• SHORT PROBLEM: Write the listing below out again exactly, dropping the images.

• RECORDED INFORMATION:

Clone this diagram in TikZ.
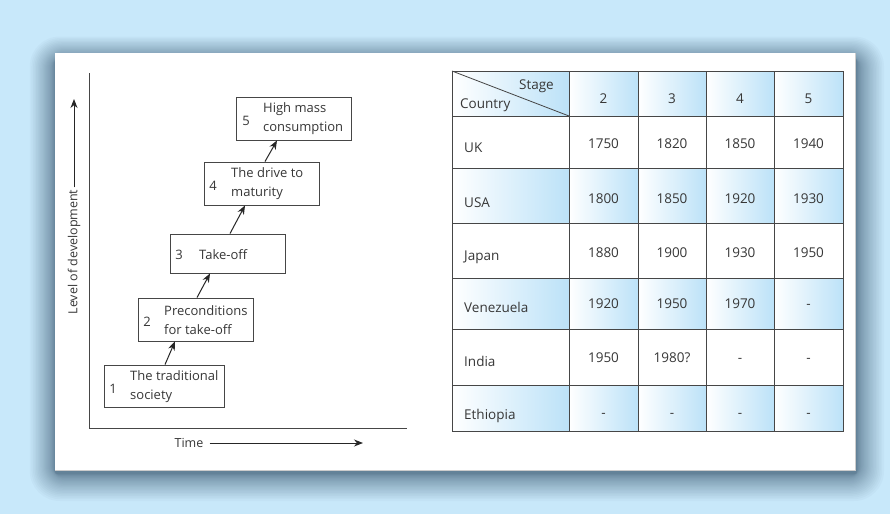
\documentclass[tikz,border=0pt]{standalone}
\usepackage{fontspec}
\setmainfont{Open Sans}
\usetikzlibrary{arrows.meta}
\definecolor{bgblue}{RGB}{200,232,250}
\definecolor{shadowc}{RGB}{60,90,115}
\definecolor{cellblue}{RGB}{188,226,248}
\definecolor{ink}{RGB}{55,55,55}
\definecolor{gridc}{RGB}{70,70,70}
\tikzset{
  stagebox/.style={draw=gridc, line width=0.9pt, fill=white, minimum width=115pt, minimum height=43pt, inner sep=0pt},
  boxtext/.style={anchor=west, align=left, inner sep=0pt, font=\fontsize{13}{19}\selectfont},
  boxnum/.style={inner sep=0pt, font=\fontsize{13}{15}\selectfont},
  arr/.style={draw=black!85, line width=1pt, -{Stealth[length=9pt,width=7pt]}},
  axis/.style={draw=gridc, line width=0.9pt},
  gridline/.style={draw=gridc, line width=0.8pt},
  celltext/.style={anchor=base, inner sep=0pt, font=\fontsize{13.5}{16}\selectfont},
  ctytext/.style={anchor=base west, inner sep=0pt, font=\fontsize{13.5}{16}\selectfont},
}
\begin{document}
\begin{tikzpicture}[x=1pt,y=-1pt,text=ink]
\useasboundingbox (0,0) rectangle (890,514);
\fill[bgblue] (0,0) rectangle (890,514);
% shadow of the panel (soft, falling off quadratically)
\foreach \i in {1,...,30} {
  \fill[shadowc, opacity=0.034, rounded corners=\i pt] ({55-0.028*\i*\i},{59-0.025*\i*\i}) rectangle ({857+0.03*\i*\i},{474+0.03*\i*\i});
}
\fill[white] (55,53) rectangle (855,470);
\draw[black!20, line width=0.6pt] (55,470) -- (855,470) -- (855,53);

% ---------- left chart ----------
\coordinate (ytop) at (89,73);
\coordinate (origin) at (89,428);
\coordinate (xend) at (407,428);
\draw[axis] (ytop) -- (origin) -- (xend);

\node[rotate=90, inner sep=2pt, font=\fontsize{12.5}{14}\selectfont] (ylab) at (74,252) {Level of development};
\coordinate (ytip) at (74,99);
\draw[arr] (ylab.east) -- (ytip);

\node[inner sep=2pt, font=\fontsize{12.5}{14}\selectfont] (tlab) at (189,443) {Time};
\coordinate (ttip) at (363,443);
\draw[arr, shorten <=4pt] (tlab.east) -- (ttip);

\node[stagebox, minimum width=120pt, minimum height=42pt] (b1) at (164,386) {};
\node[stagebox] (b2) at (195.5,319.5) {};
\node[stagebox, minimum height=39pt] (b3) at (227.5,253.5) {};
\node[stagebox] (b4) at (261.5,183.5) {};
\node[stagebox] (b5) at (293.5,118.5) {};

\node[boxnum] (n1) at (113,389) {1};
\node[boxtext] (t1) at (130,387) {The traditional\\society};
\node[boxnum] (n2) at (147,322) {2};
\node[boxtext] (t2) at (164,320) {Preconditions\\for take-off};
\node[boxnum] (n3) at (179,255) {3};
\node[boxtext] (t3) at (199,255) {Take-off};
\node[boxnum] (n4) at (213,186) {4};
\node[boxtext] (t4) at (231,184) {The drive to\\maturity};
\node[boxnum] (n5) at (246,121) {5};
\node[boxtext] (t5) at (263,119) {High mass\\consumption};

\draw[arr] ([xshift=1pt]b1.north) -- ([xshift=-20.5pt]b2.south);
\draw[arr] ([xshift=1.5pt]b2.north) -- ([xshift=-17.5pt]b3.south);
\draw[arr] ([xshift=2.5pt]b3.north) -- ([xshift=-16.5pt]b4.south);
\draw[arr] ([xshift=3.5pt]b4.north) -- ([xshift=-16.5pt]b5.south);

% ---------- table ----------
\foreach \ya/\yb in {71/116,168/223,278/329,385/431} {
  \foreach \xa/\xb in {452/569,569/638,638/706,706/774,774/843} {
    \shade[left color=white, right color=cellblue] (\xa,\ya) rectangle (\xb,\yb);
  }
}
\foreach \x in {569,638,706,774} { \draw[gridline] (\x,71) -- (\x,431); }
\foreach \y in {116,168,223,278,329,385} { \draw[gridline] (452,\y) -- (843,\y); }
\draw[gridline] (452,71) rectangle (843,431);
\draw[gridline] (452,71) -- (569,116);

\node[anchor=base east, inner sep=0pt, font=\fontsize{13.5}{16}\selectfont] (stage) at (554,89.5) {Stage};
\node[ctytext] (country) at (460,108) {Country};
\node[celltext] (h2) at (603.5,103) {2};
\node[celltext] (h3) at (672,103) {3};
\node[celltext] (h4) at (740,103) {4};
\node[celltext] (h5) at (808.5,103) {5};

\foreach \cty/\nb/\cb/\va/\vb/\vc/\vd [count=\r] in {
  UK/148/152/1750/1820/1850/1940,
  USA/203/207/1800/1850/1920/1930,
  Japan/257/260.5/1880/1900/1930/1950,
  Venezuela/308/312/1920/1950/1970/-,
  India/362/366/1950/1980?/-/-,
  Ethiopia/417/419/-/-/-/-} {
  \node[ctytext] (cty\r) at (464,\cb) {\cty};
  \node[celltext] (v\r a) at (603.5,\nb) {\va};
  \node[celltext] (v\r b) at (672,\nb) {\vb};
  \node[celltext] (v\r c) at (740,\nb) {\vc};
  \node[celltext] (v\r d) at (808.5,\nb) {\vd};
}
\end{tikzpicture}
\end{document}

• TASK OUTPUT:
Clone this diagram in TikZ.
\documentclass[tikz,border=0pt]{standalone}
\usepackage{fontspec}
\setmainfont{Open Sans}
\usetikzlibrary{arrows.meta}
\definecolor{bgblue}{RGB}{200,232,250}
\definecolor{shadowc}{RGB}{60,90,115}
\definecolor{cellblue}{RGB}{188,226,248}
\definecolor{ink}{RGB}{55,55,55}
\definecolor{gridc}{RGB}{70,70,70}
\tikzset{
  stagebox/.style={draw=gridc, line width=0.9pt, fill=white, minimum width=115pt, minimum height=43pt, inner sep=0pt},
  boxtext/.style={anchor=west, align=left, inner sep=0pt, font=\fontsize{13}{19}\selectfont},
  boxnum/.style={inner sep=0pt, font=\fontsize{13}{15}\selectfont},
  arr/.style={draw=black!85, line width=1pt, -{Stealth[length=9pt,width=7pt]}},
  axis/.style={draw=gridc, line width=0.9pt},
  gridline/.style={draw=gridc, line width=0.8pt},
  celltext/.style={anchor=base, inner sep=0pt, font=\fontsize{13.5}{16}\selectfont},
  ctytext/.style={anchor=base west, inner sep=0pt, font=\fontsize{13.5}{16}\selectfont},
}
\begin{document}
\begin{tikzpicture}[x=1pt,y=-1pt,text=ink]
\useasboundingbox (0,0) rectangle (890,514);
\fill[bgblue] (0,0) rectangle (890,514);
% shadow of the panel (soft, falling off quadratically)
\foreach \i in {1,...,30} {
  \fill[shadowc, opacity=0.034, rounded corners=\i pt] ({55-0.028*\i*\i},{59-0.025*\i*\i}) rectangle ({857+0.03*\i*\i},{474+0.03*\i*\i});
}
\fill[white] (55,53) rectangle (855,470);
\draw[black!20, line width=0.6pt] (55,470) -- (855,470) -- (855,53);

% ---------- left chart ----------
\coordinate (ytop) at (89,73);
\coordinate (origin) at (89,428);
\coordinate (xend) at (407,428);
\draw[axis] (ytop) -- (origin) -- (xend);

\node[rotate=90, inner sep=2pt, font=\fontsize{12.5}{14}\selectfont] (ylab) at (74,252) {Level of development};
\coordinate (ytip) at (74,99);
\draw[arr] (ylab.east) -- (ytip);

\node[inner sep=2pt, font=\fontsize{12.5}{14}\selectfont] (tlab) at (189,443) {Time};
\coordinate (ttip) at (363,443);
\draw[arr, shorten <=4pt] (tlab.east) -- (ttip);

\node[stagebox, minimum width=120pt, minimum height=42pt] (b1) at (164,386) {};
\node[stagebox] (b2) at (195.5,319.5) {};
\node[stagebox, minimum height=39pt] (b3) at (227.5,253.5) {};
\node[stagebox] (b4) at (261.5,183.5) {};
\node[stagebox] (b5) at (293.5,118.5) {};

\node[boxnum] (n1) at (113,389) {1};
\node[boxtext] (t1) at (130,387) {The traditional\\society};
\node[boxnum] (n2) at (147,322) {2};
\node[boxtext] (t2) at (164,320) {Preconditions\\for take-off};
\node[boxnum] (n3) at (179,255) {3};
\node[boxtext] (t3) at (199,255) {Take-off};
\node[boxnum] (n4) at (213,186) {4};
\node[boxtext] (t4) at (231,184) {The drive to\\maturity};
\node[boxnum] (n5) at (246,121) {5};
\node[boxtext] (t5) at (263,119) {High mass\\consumption};

\draw[arr] ([xshift=1pt]b1.north) -- ([xshift=-20.5pt]b2.south);
\draw[arr] ([xshift=1.5pt]b2.north) -- ([xshift=-17.5pt]b3.south);
\draw[arr] ([xshift=2.5pt]b3.north) -- ([xshift=-16.5pt]b4.south);
\draw[arr] ([xshift=3.5pt]b4.north) -- ([xshift=-16.5pt]b5.south);

% ---------- table ----------
\foreach \ya/\yb in {71/116,168/223,278/329,385/431} {
  \foreach \xa/\xb in {452/569,569/638,638/706,706/774,774/843} {
    \shade[left color=white, right color=cellblue] (\xa,\ya) rectangle (\xb,\yb);
  }
}
\foreach \x in {569,638,706,774} { \draw[gridline] (\x,71) -- (\x,431); }
\foreach \y in {116,168,223,278,329,385} { \draw[gridline] (452,\y) -- (843,\y); }
\draw[gridline] (452,71) rectangle (843,431);
\draw[gridline] (452,71) -- (569,116);

\node[anchor=base east, inner sep=0pt, font=\fontsize{13.5}{16}\selectfont] (stage) at (554,89.5) {Stage};
\node[ctytext] (country) at (460,108) {Country};
\node[celltext] (h2) at (603.5,103) {2};
\node[celltext] (h3) at (672,103) {3};
\node[celltext] (h4) at (740,103) {4};
\node[celltext] (h5) at (808.5,103) {5};

\foreach \cty/\nb/\cb/\va/\vb/\vc/\vd [count=\r] in {
  UK/148/152/1750/1820/1850/1940,
  USA/203/207/1800/1850/1920/1930,
  Japan/257/260.5/1880/1900/1930/1950,
  Venezuela/308/312/1920/1950/1970/-,
  India/362/366/1950/1980?/-/-,
  Ethiopia/417/419/-/-/-/-} {
  \node[ctytext] (cty\r) at (464,\cb) {\cty};
  \node[celltext] (v\r a) at (603.5,\nb) {\va};
  \node[celltext] (v\r b) at (672,\nb) {\vb};
  \node[celltext] (v\r c) at (740,\nb) {\vc};
  \node[celltext] (v\r d) at (808.5,\nb) {\vd};
}
\end{tikzpicture}
\end{document}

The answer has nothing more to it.